# External Bait well???



## Hunt4Jesus (Jan 13, 2008)

Need more space for live bait. I have seen a picture of someone using a trash can and rigging it to their washdown. Can someone provide me with a good external baitwell diagram before next week.


----------



## Cuz (Oct 1, 2007)

This is what I use and it works great.

I purchased the large igloo cube. Purchased 2 hose fittings like the one your bilge hose hooks two. Drill two hole at the top cornor of the cooler, one under the other. Top hose get connected to washdown and the other goes to the drain on my splash well. The hose I use is clear but I would think you could use what ever works. Works great and less than $40. It will hold about 30 big baits.

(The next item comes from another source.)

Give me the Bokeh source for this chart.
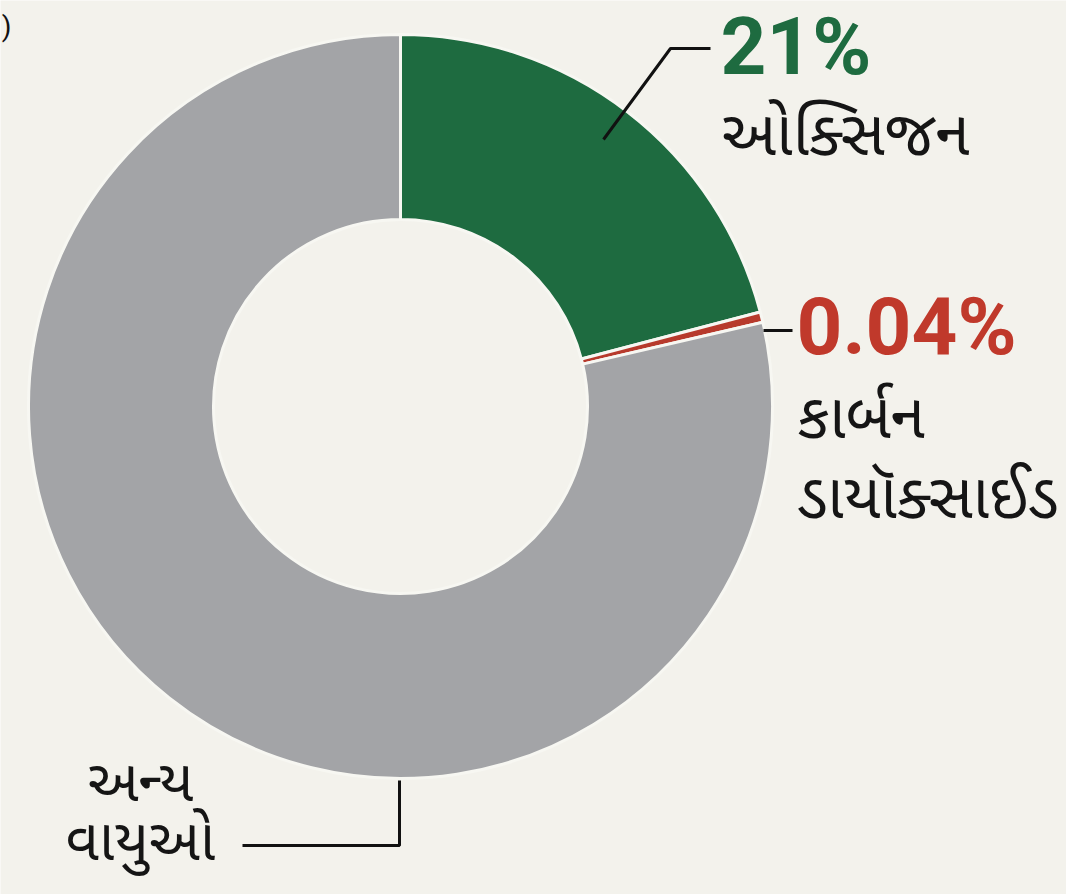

Also when not in use serves as my adult beverage/water cooler which saves one cooler from being on the boat!


----------



## ShooterChief (Apr 20, 2009)

Bass Pro Shops sell an external unit as well. I saw 3 different sizes the last time I went in there. Of course the price varies with size..........


----------



## fred (Dec 28, 2008)

I've got a 55 gal plastic (polypro) drum cut off with a hose coming from a transom mt pump and an overflow with a strainer that goes to a forward scupper. On top of the drum I've got a "waterproofed' plywood cover with a hinged lid (caulk the joint between the plastic and the plywood). On the forward (fixed)part of the lid I've got a seat mounted (my boat has a cabin, not a CC) and the back part extends out over the lip of the drum to make a cutting board. On the hose to the tank I have a "Y" and a cutoff valve to give me a saltwater washdown when I need it.

You did not ask, but the other seat is mounted on a 25 gal drum with a 15 gal drum inside and insulation between for a cooler.Does not look "stylish" but it doesmaximize the use of space. Not going to win any awards, but I like it.


----------